If you take cholesterol medication, you probably know to avoid grapefruit juice. That's just one example of a potentially dangerous food and drug combination.

If you take cholesterol medication, you probably know to avoid grapefruit juice. That’s just one example of a potentially dangerous food and drug combination.

Food can interfere with drugs in different ways. Sometimes the way the body handles the food and the drug is too similar. Other times there’s a chemical reaction that can increase or decrease the absorption of the drug. In any case, the drug does not work as intended. The body tends to react to drugs as a foreign or toxic compound, so it tries to get rid of them. For some drugs, enzymes from foods change the structure to make the drug dissolve in water, making it possible to excrete it through bile or urine. Interactions also can occur between over-the-counter drugs and prescription drugs. The prescription label or information sheet might note these interactions, and the pharmacist might also inform you.

Following are five of the most common dangerous food-drug interactions.

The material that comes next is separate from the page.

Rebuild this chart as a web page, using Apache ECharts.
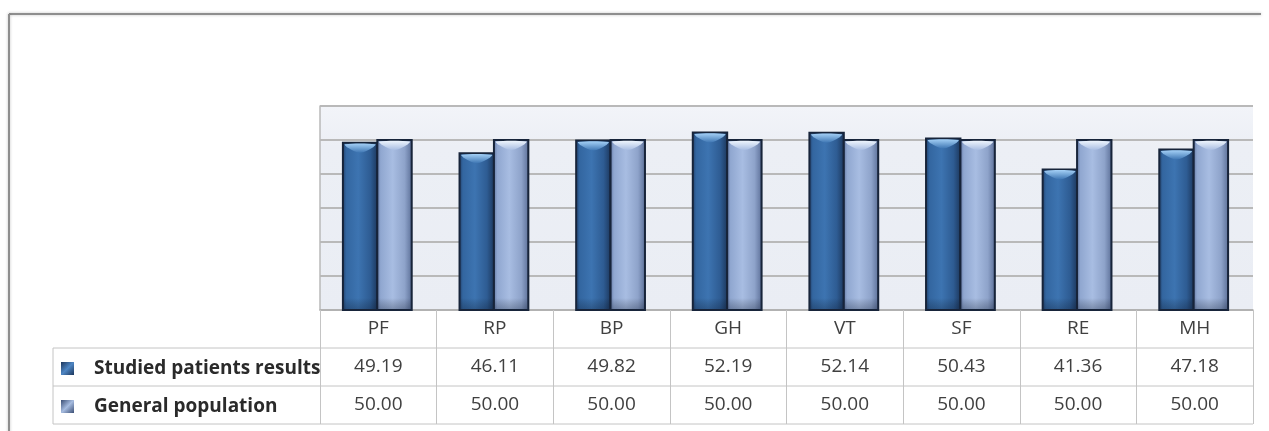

1. Calcium-rich foods and antibiotics. Some antibiotics, such as doxycycline and ciprofloxacin, can bind with calcium, forming an insoluble substance that the body is unable to absorb. This makes the antibiotic ineffective and can contribute to antibiotic resistance. Calcium in dairy foods, as well as in multivitamins or other supplements, should not be consumed near the same time as the antibiotic.

2. Pickled, cured or fermented foods, and MAO inhibitors. These foods contain tyramine, which has been associated with a dangerous increase in blood pressure among patients taking monoamine oxidase inhibitors (MAOIs) and certain medicines for Parkinson’s disease. MAOIs are used to treat depression, although they have fallen out of favor because of this potential interaction. Tyramine-containing foods include soy sauce; sauerkraut; chocolate; salami and other aged cured meats; aged cheese; dried fruits; and alcohol.

3. Vitamin K-rich foods and warfarin. Warfarin, commonly known as Coumadin, thins the blood, in part by blocking the absorption of vitamin K, which the body needs to make a blood clot. If you consume a lot of vitamin K, it could overwhelm the drug. But it would take a lot of vitamin K foods to do that. Many people on Coumadin are told never to eat anything green, but this is not the current recommendation. Rather, you should maintain a consistent intake of vitamin K foods and just avoid introducing new sources of vitamin K into your diet. If you like to eat dark leafy greens, such as spinach or kale, on a regular basis, go ahead and do so. Just avoid a sudden and significant increase or decrease in your vitamin K intake, which could cause problems.

4. Alcohol and prescription stimulants. You should always be wary of mixing any medication with alcohol. Some interactions are more serious than others. Alcohol can affect the central nervous system, liver and kidneys. If you mix alcohol with a drug that also affects the central nervous system, either the drug’s effect or the alcohol’s effect might be amplified. If you have several drinks every day, you may have more enzymes than normal to metabolize alcohol. This might result in medications being broken down faster than they should be and not having time to work properly.

5. Grapefruit and several medications. Compounds in grapefruit can destroy one of the main enzymes that metabolize statins and other drugs. This means the drug won’t be fully metabolized, intensifying the strength of the drug in the body. This can cause side effects such as muscle pain. With some allergy medications, grapefruit and some other fruit juices can inhibit the transporters that the drugs use to get in and out of cells, resulting in less drug absorption. Other medications affected by grapefruit include antihistamines, blood pressure drugs, thyroid replacement drugs, birth control, stomach acid-blocking drugs and cough suppressants. Avoid grapefruit in any form when taking these medications. Follow these recommendations for all medications you take, including over-the-counter and prescription medications, as well as supplements:

Read the prescription label and all information sheets with your medication. Ask the pharmacist if you have a question. Take special note of all warnings and precautions, and carefully follow all directions for taking the medication.

Take all medications with a full glass of water, unless instructed otherwise.

Do not take capsules apart or stir the contents into food without a doctor’s or pharmacist’s approval.

Do not mix medications with hot drinks. Never take medications with alcohol. Notify your doctor and pharmacist of all over-the-counter and prescription medications you routinely take, as well as all vitamins, supplements and herbal remedies.